Question put and agreed to.
Section 4 agreed to.
Question proposed: "That section 5 stand part of the Bill."
Luaigh mé pointe ar an Dara Chéim den mBille. Deir meamrán mínitheacht agus airgeadais an Bhille that there were no staffing implications arising from this legislation, whereas section 5 stated the expenses incurred by the Minister or the Minister for Transport in the administration of this Bill would, to such extent as may be sanctioned by the Minister for Finance, be paid out of moneys provided by the Oireachtas. I sought and did not receive clarification on this issue on Second Stage. How is it possible that there will be no staffing implications when expenses will be incurred in the administration of the Bill? There must be staffing implications, even of a part-time nature.
Once the legislation is enacted, it will not compel me to take actions which have staffing ramifications unless I do something in the future to draw costs on myself. While it leaves one open to take action which could require staff or the expenditure of money in the future, one does not have to take such action. Other Bills will be introduced. If I was to introduce legislation which stated I would pay every islander €300 per month, it would, on enactment, impose an immediate cost on the Exchequer. Alternatively, if the terms of the Bill stated I would appoint ten island officers, I would be compelled to appoint them the minute the Bill entered into force. In this case, however, no absolute requirements to do anything with staff or financial implications will arise on the day the Bill is enacted. One can, however, take such action, provided one can obtain the money and staff to do so if one so wishes.
Tá míniú faighte agam. Níl aon leasú á mholadh agam ar an gceist seo mar ní phointe mhór í.
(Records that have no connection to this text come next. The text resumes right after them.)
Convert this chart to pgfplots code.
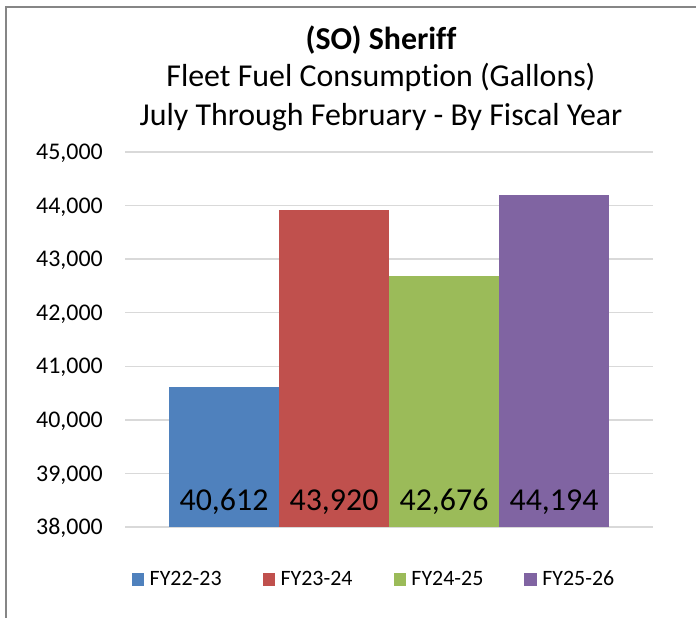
\documentclass[border=0pt]{standalone}
\usepackage{fontspec}
\setmainfont{Carlito}[Ligatures={NoCommon,NoContextual}, RawFeature={-liga;-clig;-dlig;-calt}]
\usepackage{pgfplots}
\pgfplotsset{compat=1.18}
\definecolor{cBlue}{HTML}{4F81BD}
\definecolor{cRed}{HTML}{C0504D}
\definecolor{cGreen}{HTML}{9BBB59}
\definecolor{cPurple}{HTML}{8064A2}
\definecolor{cGrid}{HTML}{D9D9D9}
\definecolor{cBorder}{HTML}{868686}
\begin{document}
\begin{tikzpicture}
\path[use as bounding box] (0,0) rectangle (696bp,618bp);
\draw[cBorder, line width=2bp] (6bp,0) -- (6bp,610.5bp) -- (696bp,610.5bp);
\node[anchor=base, font=\fontsize{32}{38}\selectfont\bfseries] at (381bp,568bp) {(SO) Sheriff};
\node[anchor=base, font=\fontsize{32}{38}\selectfont] at (381bp,531bp) {Fleet Fuel Consump{}tion (Gallons)};
\node[anchor=base, font=\fontsize{32}{38}\selectfont] at (381bp,492bp) {July Through February - By Fiscal Year};
\begin{axis}[
  at={(125bp,91bp)}, anchor=south west,
  scale only axis, width=528bp, height=375bp,
  xmin=-0.9, xmax=3.9, ymin=38000, ymax=45000,
  ytick distance=1000, xtick=\empty,
  scaled y ticks=false,
  ymajorgrids, grid style={cGrid, line width=1.5bp},
  axis line style={draw=none}, major tick length=0pt,
  /pgf/number format/assume math mode=true,
  /pgf/number format/1000 sep={,},
  yticklabel style={font=\fontsize{24}{28}\selectfont, anchor=base east, inner sep=0pt, xshift=-22bp, yshift=-7.7bp,
    /pgf/number format/fixed, /pgf/number format/precision=0},
  legend columns=4,
  legend style={draw=none, fill=none, at={(0.4716,-0.1387)}, anchor=center,
    font=\fontsize{22}{26}\selectfont, inner sep=0pt,
    /tikz/every even column/.append style={column sep=39bp}},
  legend image code/.code={\fill[#1,draw=none] (0bp,-6.5bp) rectangle (12.5bp,6bp); \path (16bp,0bp);},
  clip=false,
]
\addplot[ybar, bar width=110bp, fill=cBlue, draw=none] coordinates {(0,40612)};
\addlegendentry{FY22-23}
\addplot[ybar, bar width=110bp, fill=cRed, draw=none] coordinates {(1,43920)};
\addlegendentry{FY23-24}
\addplot[ybar, bar width=110bp, fill=cGreen, draw=none] coordinates {(2,42676)};
\addlegendentry{FY24-25}
\addplot[ybar, bar width=110bp, fill=cPurple, draw=none] coordinates {(3,44194)};
\addlegendentry{FY25-26}
\addplot[draw=none, mark=none, forget plot, nodes near coords, point meta=explicit,
  every node near coord/.append style={anchor=base, yshift=17bp, font=\fontsize{32}{38}\selectfont, text=black}]
  coordinates {(0,38000) [40612] (1,38000) [43920] (2,38000) [42676] (3,38000) [44194]};
\end{axis}
\end{tikzpicture}
\end{document}
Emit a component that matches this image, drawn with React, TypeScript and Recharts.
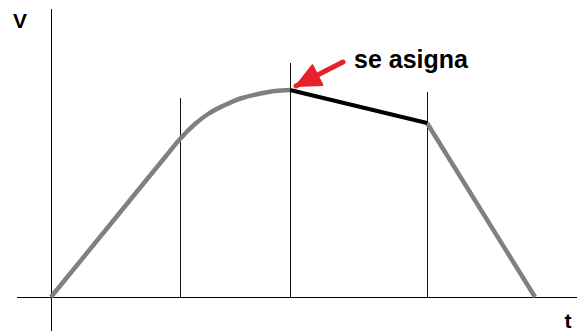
import { ComposedChart, Line, XAxis, YAxis, ReferenceLine } from "recharts";

// t / v measured from the axis origin
const curveT = [0, 60, 115, 129, 144, 157, 174, 191, 207, 224, 239];
const curveV = [0, 73.5, 141, 158, 173, 183, 192, 199, 203, 206, 207];

const assignedT = [239, 376];
const assignedV = [207, 174];

const fallT = [376, 484];
const fallV = [174, 0];

const markT = [129, 239, 376];
const markTop = [199, 234, 205];

const arrowT = [292, 245];
const arrowV = [235, 211];

const zip = (ts: number[], vs: number[]) => ts.map((t, i) => ({ t, v: vs[i] }));

const curveData = zip(curveT, curveV);
const assignedData = zip(assignedT, assignedV);
const fallData = zip(fallT, fallV);
const arrowData = zip(arrowT, arrowV);

const RED = "#e8202a";

const ArrowHead = (props: any) => {
  const { cx, cy, index } = props;
  if (index !== arrowData.length - 1 || cx == null) return <g key={index} />;
  // direction of the shaft (screen pixels)
  const dx = -47;
  const dy = 24;
  const len = Math.hypot(dx, dy);
  const ux = dx / len;
  const uy = dy / len;
  const headLen = 24;
  const half = 11;
  const bx = cx - ux * headLen;
  const by = cy - uy * headLen;
  const pts = [
    [cx, cy],
    [bx - uy * half, by + ux * half],
    [bx + uy * half, by - ux * half],
  ]
    .map((p) => p.join(","))
    .join(" ");
  return <polygon key={index} points={pts} fill={RED} stroke={RED} strokeLinejoin="round" strokeWidth={2} />;
};

export default function App() {
  return (
    <div style={{ position: "absolute", left: 0, top: 0, width: 577, height: 331, background: "#fff" }}>
      <ComposedChart width={577} height={331} margin={{ top: 0, right: 0, bottom: 0, left: 0 }}>
        <XAxis type="number" dataKey="t" domain={[-51, 526]} allowDataOverflow hide />
        <YAxis type="number" dataKey="v" domain={[-34, 297]} allowDataOverflow hide />

        <ReferenceLine
          segment={[{ x: 0, y: -34 }, { x: 0, y: 288 }]}
          stroke="#000"
          strokeWidth={1}
          shapeRendering="crispEdges"
          ifOverflow="visible"
        />
        <ReferenceLine
          segment={[{ x: -34, y: 0 }, { x: 526, y: 0 }]}
          stroke="#000"
          strokeWidth={1}
          shapeRendering="crispEdges"
          ifOverflow="visible"
        />
        {markT.map((t, i) => (
          <ReferenceLine
            key={t}
            segment={[{ x: t, y: 0 }, { x: t, y: markTop[i] }]}
            stroke="#111"
            strokeWidth={1}
            shapeRendering="crispEdges"
          />
        ))}

        <Line
          data={curveData}
          dataKey="v"
          type="monotone"
          stroke="#808080"
          strokeWidth={4.5}
          dot={false}
          activeDot={false}
          isAnimationActive={false}
        />
        <Line
          data={fallData}
          dataKey="v"
          type="linear"
          stroke="#808080"
          strokeWidth={4.5}
          dot={false}
          activeDot={false}
          isAnimationActive={false}
        />
        <Line
          data={assignedData}
          dataKey="v"
          type="linear"
          stroke="#000"
          strokeWidth={4}
          dot={false}
          activeDot={false}
          isAnimationActive={false}
        />
        <Line
          data={arrowData}
          dataKey="v"
          type="linear"
          stroke={RED}
          strokeWidth={5}
          strokeLinecap="round"
          dot={ArrowHead}
          activeDot={false}
          isAnimationActive={false}
        />

        <text x={20} y={28} textAnchor="middle" fontFamily="Liberation Sans, Arial, sans-serif" fontWeight="bold" fontSize={21} fill="#000">
          V
        </text>
        <text x={568} y={328} textAnchor="middle" fontFamily="Liberation Sans, Arial, sans-serif" fontWeight="bold" fontSize={21} fill="#000">
          t
        </text>
        <text x={354} y={68} fontFamily="Liberation Sans, Arial, sans-serif" fontWeight="bold" fontSize={25} fill="#000">
          se asigna
        </text>
      </ComposedChart>
    </div>
  );
}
Dealraíonn sé nach bhfuil an dá rud ag dul le chéile agus cuireann sin isteach orm ach smaoineoidh mé ar argointí an Aire idir seo agus Céim na Tuarascála.
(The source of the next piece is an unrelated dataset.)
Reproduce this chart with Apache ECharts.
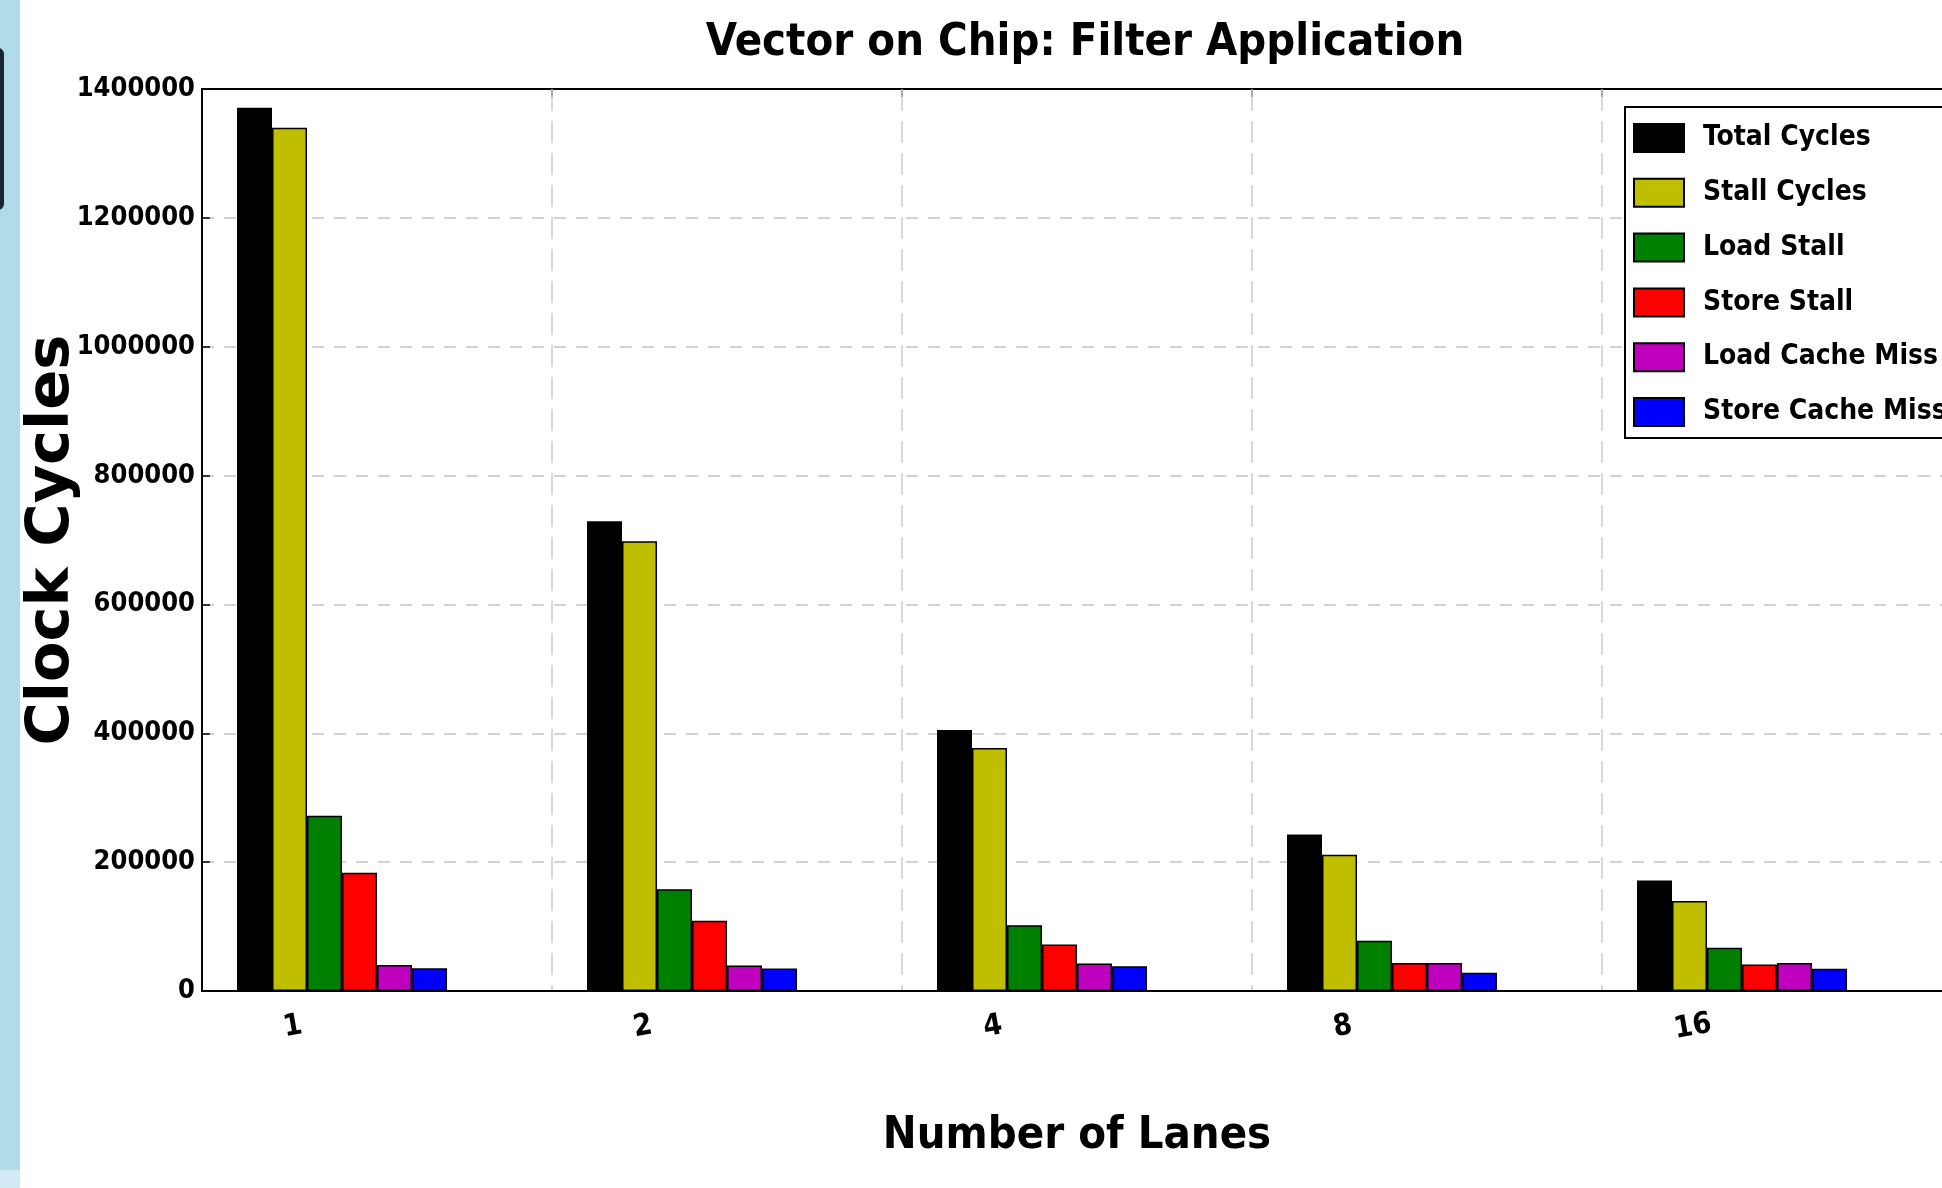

Question put and agreed to.
I move amendment No. 17:
In page 14, after line 18, to insert the following subsection:
"(2) The Minister for Arts, Heritage, Gaeltacht and the Islands (Powers and Functions) Act 1998, and this Act may be cited together as the Minister for Community, Rural and Gaeltacht Affairs (Powers and Functions) Acts 1998 and 2003, and shall be construed together as one.".
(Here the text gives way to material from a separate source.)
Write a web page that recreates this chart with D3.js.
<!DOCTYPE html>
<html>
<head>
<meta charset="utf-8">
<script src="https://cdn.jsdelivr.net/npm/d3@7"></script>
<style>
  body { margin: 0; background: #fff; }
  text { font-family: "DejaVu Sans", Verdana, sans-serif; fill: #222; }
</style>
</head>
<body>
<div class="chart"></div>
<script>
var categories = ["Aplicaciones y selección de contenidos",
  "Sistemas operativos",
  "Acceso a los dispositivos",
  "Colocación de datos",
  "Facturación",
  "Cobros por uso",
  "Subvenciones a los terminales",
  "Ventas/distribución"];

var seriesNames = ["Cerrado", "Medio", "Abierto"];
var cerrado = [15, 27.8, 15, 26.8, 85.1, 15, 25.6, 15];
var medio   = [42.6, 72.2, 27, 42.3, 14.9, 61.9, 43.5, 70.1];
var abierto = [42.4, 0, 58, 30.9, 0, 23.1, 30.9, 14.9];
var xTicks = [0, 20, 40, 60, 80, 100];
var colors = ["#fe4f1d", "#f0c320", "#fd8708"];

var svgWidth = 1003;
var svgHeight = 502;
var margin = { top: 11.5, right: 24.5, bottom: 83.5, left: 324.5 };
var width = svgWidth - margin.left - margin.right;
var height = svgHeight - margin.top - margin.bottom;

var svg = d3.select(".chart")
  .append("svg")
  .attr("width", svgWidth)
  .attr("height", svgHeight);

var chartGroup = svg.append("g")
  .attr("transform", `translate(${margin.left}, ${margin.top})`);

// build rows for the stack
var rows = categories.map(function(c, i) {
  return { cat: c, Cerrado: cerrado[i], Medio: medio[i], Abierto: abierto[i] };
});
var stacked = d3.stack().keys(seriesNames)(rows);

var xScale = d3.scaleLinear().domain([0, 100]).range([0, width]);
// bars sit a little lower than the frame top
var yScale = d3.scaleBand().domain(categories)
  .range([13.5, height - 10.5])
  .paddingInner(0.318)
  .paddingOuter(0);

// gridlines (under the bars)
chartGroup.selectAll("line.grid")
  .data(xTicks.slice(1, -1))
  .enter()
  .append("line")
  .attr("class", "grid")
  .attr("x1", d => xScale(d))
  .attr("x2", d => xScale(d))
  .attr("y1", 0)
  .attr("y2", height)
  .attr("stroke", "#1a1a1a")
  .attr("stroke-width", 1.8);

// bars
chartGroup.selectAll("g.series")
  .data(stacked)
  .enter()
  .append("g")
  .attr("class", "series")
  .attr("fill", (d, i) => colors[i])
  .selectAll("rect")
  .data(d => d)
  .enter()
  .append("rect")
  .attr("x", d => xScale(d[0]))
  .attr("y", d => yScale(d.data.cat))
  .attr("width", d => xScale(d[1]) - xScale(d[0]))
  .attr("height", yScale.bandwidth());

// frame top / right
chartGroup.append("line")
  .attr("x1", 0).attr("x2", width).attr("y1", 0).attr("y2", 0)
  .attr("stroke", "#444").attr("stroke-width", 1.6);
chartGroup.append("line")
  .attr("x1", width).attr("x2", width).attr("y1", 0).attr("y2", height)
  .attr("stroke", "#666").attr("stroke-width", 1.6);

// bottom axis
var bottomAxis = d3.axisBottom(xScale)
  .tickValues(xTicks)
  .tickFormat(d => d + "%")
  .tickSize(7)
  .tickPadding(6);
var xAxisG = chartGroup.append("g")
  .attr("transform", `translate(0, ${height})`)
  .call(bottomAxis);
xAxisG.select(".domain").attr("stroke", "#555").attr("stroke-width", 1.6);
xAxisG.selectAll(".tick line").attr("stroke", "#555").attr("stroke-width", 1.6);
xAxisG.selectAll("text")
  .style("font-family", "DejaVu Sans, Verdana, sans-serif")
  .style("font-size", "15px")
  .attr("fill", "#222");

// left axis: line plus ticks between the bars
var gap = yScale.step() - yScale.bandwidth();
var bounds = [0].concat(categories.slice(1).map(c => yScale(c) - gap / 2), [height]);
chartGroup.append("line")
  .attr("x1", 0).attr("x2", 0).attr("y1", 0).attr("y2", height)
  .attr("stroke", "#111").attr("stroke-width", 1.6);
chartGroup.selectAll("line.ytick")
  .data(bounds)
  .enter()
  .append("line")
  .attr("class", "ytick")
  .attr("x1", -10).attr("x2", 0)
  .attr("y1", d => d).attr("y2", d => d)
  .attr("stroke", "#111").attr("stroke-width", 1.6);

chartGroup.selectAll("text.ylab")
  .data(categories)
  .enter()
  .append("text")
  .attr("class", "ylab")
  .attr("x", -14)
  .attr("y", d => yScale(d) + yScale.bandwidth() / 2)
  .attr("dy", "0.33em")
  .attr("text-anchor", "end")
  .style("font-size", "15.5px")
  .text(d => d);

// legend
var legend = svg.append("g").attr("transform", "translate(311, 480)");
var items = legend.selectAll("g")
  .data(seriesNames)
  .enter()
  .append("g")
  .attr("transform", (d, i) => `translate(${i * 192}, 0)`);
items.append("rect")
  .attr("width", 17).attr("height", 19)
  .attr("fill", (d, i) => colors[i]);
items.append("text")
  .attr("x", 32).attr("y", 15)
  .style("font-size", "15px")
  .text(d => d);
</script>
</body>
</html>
The purpose of the amendment is to require the Minister for Arts, Heritage, Gaeltacht and the Islands (Powers and Functions) Act 1998 and this legislation to be cited together as the Minister for Community, Rural and Gaeltacht Affairs (Powers and Functions) Acts 1998 to 2003 and construed together as one. Given that the Bill is inherently connected with previous legislation, the Minister for Arts, Heritage, Gaeltacht and the Islands (Powers and Functions) Act 1998, it would be appropriate and helpful to insert a collective citation and construction provision in the Bill.
Ní mar a chéile an Bille seo agus an Acht eile agus ní mar a chéile an dá Roinn. Bhí cumhacht i bhfad níos leithne i gceist in Acht 1998. Tá an ceann seo i bhfad níos teoranta mar tá feidhmeanna na Roinne i ndáil le rudaí mar seo i bhfad níos teoranta. Ar an mbunús sin tá comhairle curtha orm nach ceart dom glacadh leis an leasú.
Amendment, by leave, withdrawn.
Section 6 agreed to.
Title agreed to.
Bill reported with amendments.
Ba mhaith liom mo bhuíochas a ghabháil do gach duine.
Gabhaim buíochas le gach éinne a ghlac pairt sa díospóireacht agus a rinne an oiread oibre ar an mBille. Tá sé níos fearr dá bharr.